**DIRECTIVE**
Please, without the pictures, retype exactly the lines from the start of the material through the line that holds "var seriesNames = ['Form 3', 'Form 2'];".

**SOURCE MATERIAL**
+===+

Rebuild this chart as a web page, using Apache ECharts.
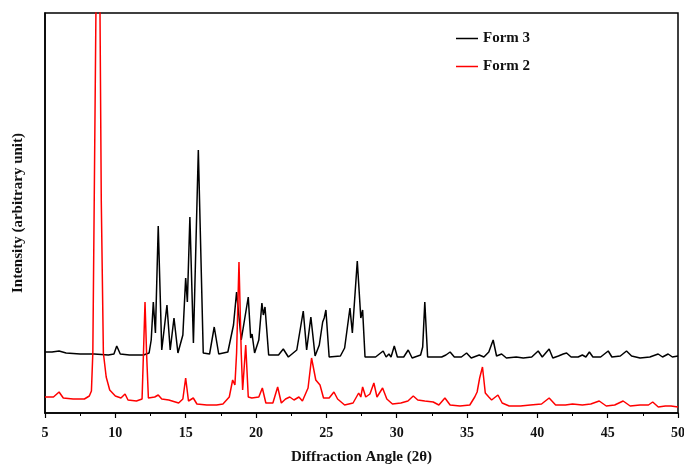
<!DOCTYPE html>
<html>
<head>
<meta charset="utf-8">
<script src="https://cdn.jsdelivr.net/npm/echarts@6/dist/echarts.min.js"></script>
<style>
  html, body { margin: 0; padding: 0; background: #fff; }
  #chart { width: 684px; height: 466px; }
</style>
</head>
<body>
<div id="chart"></div>
<script>
// x range and tick labels
var xTicks = [5, 10, 15, 20, 25, 30, 35, 40, 45, 50];
var seriesNames = ['Form 3', 'Form 2'];

// Form 3 (black, offset upward) : [2theta, intensity]
var form3 = [
  [5.0, 61], [5.5, 61], [6.0, 62], [6.5, 60], [7.5, 59], [8.5, 59], [9.5, 58], [9.9, 59],
  [10.1, 67], [10.35, 59], [11.0, 58], [12.0, 58], [12.4, 60], [12.55, 73], [12.7, 111],
  [12.85, 80], [13.05, 187], [13.3, 63], [13.67, 108], [13.9, 63], [14.17, 95], [14.45, 60],
  [14.8, 78], [15.0, 135], [15.12, 111], [15.3, 196], [15.55, 70], [15.9, 263], [16.25, 60],
  [16.7, 59], [17.03, 86], [17.35, 59], [18.0, 61], [18.4, 88], [18.62, 121], [18.95, 73],
  [19.45, 116], [19.62, 75], [19.72, 79], [19.9, 60], [20.2, 73], [20.42, 110], [20.52, 98],
  [20.64, 106], [20.9, 58], [21.6, 58], [21.94, 64], [22.3, 56], [22.9, 63], [23.36, 102],
  [23.6, 63], [23.9, 96], [24.2, 57], [24.5, 68], [24.74, 91], [24.85, 95], [24.97, 103],
  [25.2, 56], [26.0, 57], [26.3, 65], [26.68, 105], [26.85, 80], [27.2, 152], [27.45, 95],
  [27.58, 103], [27.75, 56], [28.5, 56], [29.04, 62], [29.25, 56], [29.45, 59], [29.6, 56],
  [29.83, 67], [30.05, 56], [30.5, 56], [30.82, 63], [31.1, 55], [31.7, 58], [31.85, 66],
  [32.0, 111], [32.2, 56], [32.8, 56], [33.2, 56], [33.5, 58], [33.8, 61], [34.1, 56],
  [34.6, 56], [34.97, 60], [35.3, 55], [35.87, 58], [36.2, 56], [36.55, 61], [36.86, 73],
  [37.1, 57], [37.46, 59], [37.8, 55], [38.5, 56], [39.0, 55], [39.6, 56], [40.06, 62],
  [40.35, 56], [40.84, 64], [41.1, 55], [41.5, 57], [41.84, 59], [42.08, 60], [42.4, 56],
  [42.9, 56], [43.2, 58], [43.45, 56], [43.7, 61], [43.95, 56], [44.5, 56], [45.04, 62],
  [45.3, 56], [45.9, 57], [46.34, 62], [46.7, 57], [47.3, 55], [48.0, 56], [48.59, 59],
  [48.9, 56], [49.3, 59], [49.6, 56], [50.0, 57]
];

// Form 2 (red) : [2theta, intensity]
var form2 = [
  [5.0, 16], [5.6, 16], [6.0, 21], [6.3, 15], [7.0, 14], [7.8, 14], [8.15, 17], [8.3, 22],
  [8.4, 60], [8.5, 213], [8.62, 400], [8.77, 520], [8.91, 400], [9.0, 213], [9.15, 60],
  [9.35, 36], [9.6, 23], [10.0, 17], [10.4, 15], [10.69, 19], [10.9, 13], [11.5, 12],
  [11.9, 14], [12.0, 60], [12.11, 111], [12.22, 60], [12.35, 15], [12.8, 16], [13.05, 18],
  [13.3, 14], [13.8, 13], [14.5, 10], [14.8, 14], [15.0, 35], [15.2, 12], [15.54, 15],
  [15.8, 9], [16.5, 8], [17.2, 8], [17.65, 9], [18.1, 16], [18.34, 33], [18.5, 28],
  [18.62, 60], [18.79, 151], [18.95, 60], [19.05, 23], [19.27, 68], [19.45, 16], [19.7, 15],
  [20.2, 16], [20.45, 25], [20.7, 10], [21.2, 10], [21.54, 26], [21.8, 10], [22.1, 14],
  [22.4, 16], [22.7, 13], [23.05, 16], [23.3, 12], [23.7, 25], [23.95, 55], [24.25, 33],
  [24.55, 28], [24.8, 15], [25.2, 15], [25.54, 21], [25.8, 14], [26.3, 8], [26.9, 10],
  [27.3, 20], [27.45, 16], [27.58, 26], [27.8, 16], [28.1, 19], [28.38, 30], [28.6, 16],
  [29.0, 25], [29.3, 14], [29.7, 9], [30.3, 10], [30.8, 12], [31.18, 17], [31.5, 13],
  [32.0, 12], [32.6, 11], [33.0, 8], [33.43, 15], [33.8, 8], [34.5, 7], [35.2, 8],
  [35.55, 16], [35.72, 21], [35.9, 35], [36.1, 46], [36.3, 20], [36.55, 16], [36.75, 13],
  [37.2, 18], [37.5, 10], [38.0, 7], [38.8, 7], [39.5, 8], [40.3, 9], [40.84, 15],
  [41.3, 8], [42.0, 8], [42.5, 9], [43.2, 8], [43.8, 9], [44.4, 12], [44.9, 7], [45.5, 8],
  [46.1, 12], [46.6, 7], [47.3, 8], [47.9, 8], [48.2, 11], [48.6, 6], [49.1, 7], [49.5, 7],
  [50.0, 6]
];

var fontFam = '"Liberation Serif", "Times New Roman", serif';
var chart = echarts.init(document.getElementById('chart'));

chart.setOption({
  backgroundColor: '#ffffff',
  animation: false,
  grid: {
    left: 45, right: 6, top: 13, bottom: 53,
    containLabel: false, outerBoundsMode: 'none',
    show: true, borderColor: '#000', borderWidth: 1.5, backgroundColor: 'transparent'
  },
  legend: {
    orient: 'vertical',
    left: 451, top: 26,
    icon: 'rect',
    itemWidth: 22, itemHeight: 1.5, itemGap: 13,
    data: seriesNames,
    textStyle: { fontFamily: fontFam, fontWeight: 'bold', fontSize: 15, color: '#111' }
  },
  xAxis: {
    type: 'value',
    min: xTicks[0], max: xTicks[xTicks.length - 1], interval: 5,
    name: 'Diffraction Angle (2θ)',
    nameLocation: 'middle', nameGap: 37,
    nameTextStyle: { fontFamily: fontFam, fontWeight: 'bold', fontSize: 15, color: '#111' },
    axisLine: { lineStyle: { color: '#000', width: 1.5 } },
    axisTick: { show: true, inside: false, length: 5, lineStyle: { color: '#000', width: 1.2 } },
    minorTick: { show: true, splitNumber: 2, length: 3, lineStyle: { color: '#000', width: 1 } },
    axisLabel: { margin: 13, fontFamily: fontFam, fontWeight: 'bold', fontSize: 14, color: '#111' },
    splitLine: { show: false }
  },
  yAxis: {
    type: 'value',
    min: 0, max: 400,
    name: 'Intensity (arbitrary unit)',
    nameLocation: 'middle', nameGap: 19,
    nameTextStyle: { fontFamily: fontFam, fontWeight: 'bold', fontSize: 15, color: '#111' },
    axisLine: { show: true, lineStyle: { color: '#000', width: 1.5 } },
    axisTick: { show: false },
    axisLabel: { show: false },
    splitLine: { show: false }
  },
  series: [
    {
      name: 'Form 3', type: 'line', data: form3, symbol: 'none', clip: true,
      lineStyle: { color: '#000', width: 1.5 }, itemStyle: { color: '#000' }
    },
    {
      name: 'Form 2', type: 'line', data: form2, symbol: 'none', clip: true,
      lineStyle: { color: '#ff0000', width: 1.5 }, itemStyle: { color: '#ff0000' }
    }
  ]
});
</script>
</body>
</html>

+===+

**RESULT BELOW**
Rebuild this chart as a web page, using Apache ECharts.
<!DOCTYPE html>
<html>
<head>
<meta charset="utf-8">
<script src="https://cdn.jsdelivr.net/npm/echarts@6/dist/echarts.min.js"></script>
<style>
  html, body { margin: 0; padding: 0; background: #fff; }
  #chart { width: 684px; height: 466px; }
</style>
</head>
<body>
<div id="chart"></div>
<script>
// x range and tick labels
var xTicks = [5, 10, 15, 20, 25, 30, 35, 40, 45, 50];
var seriesNames = ['Form 3', 'Form 2'];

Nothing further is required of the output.